Many of us who run these networks lose sight of the fact that the majority of our target audience doesn’t have the foggiest idea we exist, or that networks like ours exist at all. No kidding. It’s easy to adopt a center-of-the-universe mentality when much of your waking and what could be sleeping hours are consumed with monitoring your sites, tweaking them almost beyond recognition and, all in all, being obsessed with driving your “numbers.”

Numbers are important, but not nearly as important as the “active” numbers who show up and participate on your site. Participation can take a number of forms — they may be “readers” who come for the content, they may be contributors who religiously bring content to share with others, or they may be gadflies who come to look around, land on a subject and then seek to create controversy. Many times gadflies are creating their own brands in the process, and that’s okay. I love these types: they’re the ones who drive traffic, in my opinion, and are fun to watch in action and help to, as my friend Steve Levy reminds me, “make life worth living.” In the future, I believe these last two types are going to be highly rewarded.

Highly focused niches = higher values
E-mail list of members at least once a month
Host a private, invitation-only event in a different city each month
Let other networks know you exist
Create content that is valuable to the target audience

This is interesting to me because I believe as “social” media evolves, tightly focused communities are going to deliver greater and greater values to their members.
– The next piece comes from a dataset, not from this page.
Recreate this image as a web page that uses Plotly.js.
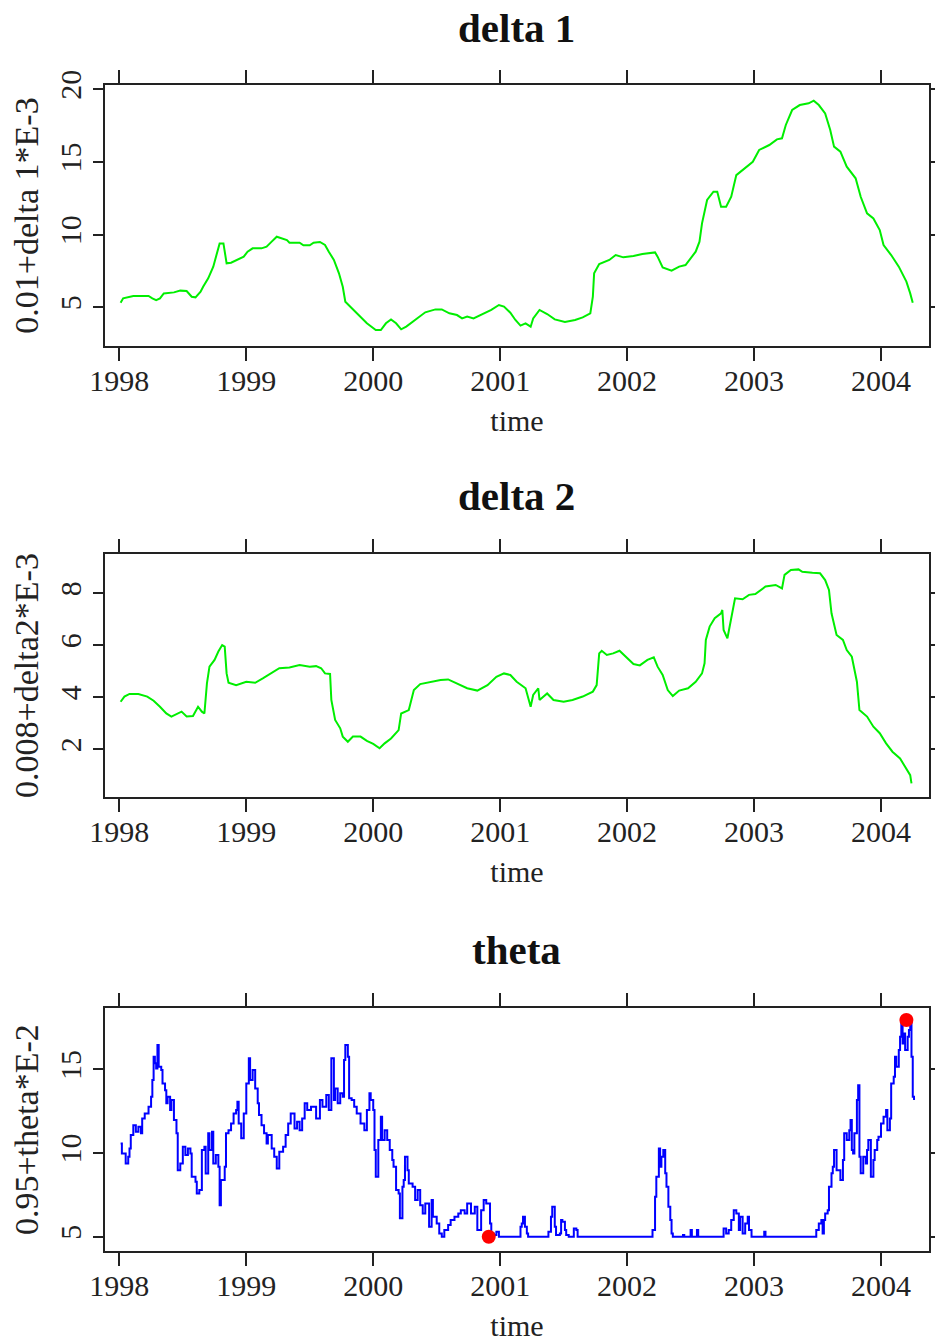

I think those are the ones to watch. Here on ERE I think the groups are true and reflective subsets of the community and I also think if communities like ERE would allow group moderators access to their own group members, much greater viability could emerge from them. Active group moderators would have more freedom to do many of the things listed above. This kind of hearkens back up to the “Give up control — let others help you” advice, doesn’t it?

The one above that says “Host a private, invitation-only event in a different city each month” is interesting. The transition from online to in-person seems to happen these days, as friendships that started online “evolve” into flesh-and-bone meetings that have the opportunity to evolve further into deeper relationships. This does not rule out the fact that online relationships can remain valuable and meaningful and evolve just like as these in-person meet-ups. It’s a new and emerging phenomenon in our society, but I see nothing wrong with people meeting one-on-one if that’s their cup of tea. But I also see nothing wrong with people keeping things online, especially for business. A handshake can be delivered either way for skillful marketers.

Become an advocate/evangelist
Nurture it like a garden

If you do many of the things listed above, your “brand” will emerge. After all, as we were talking about earlier, isn’t that exactly what you want from all this time you spend on these “social” networks? I love the garden-tending advice. That’s exactly what it is: a network is a garden that must be planted, sprinkled, fertilized, watered, flooded once or so a season, hoed, weeded, sprinkled again, hoed some more, hoed, hoed, and hoed. If you do all those things, your “produce” will be bountiful. But it takes time. A seed doesn’t pop up overnight.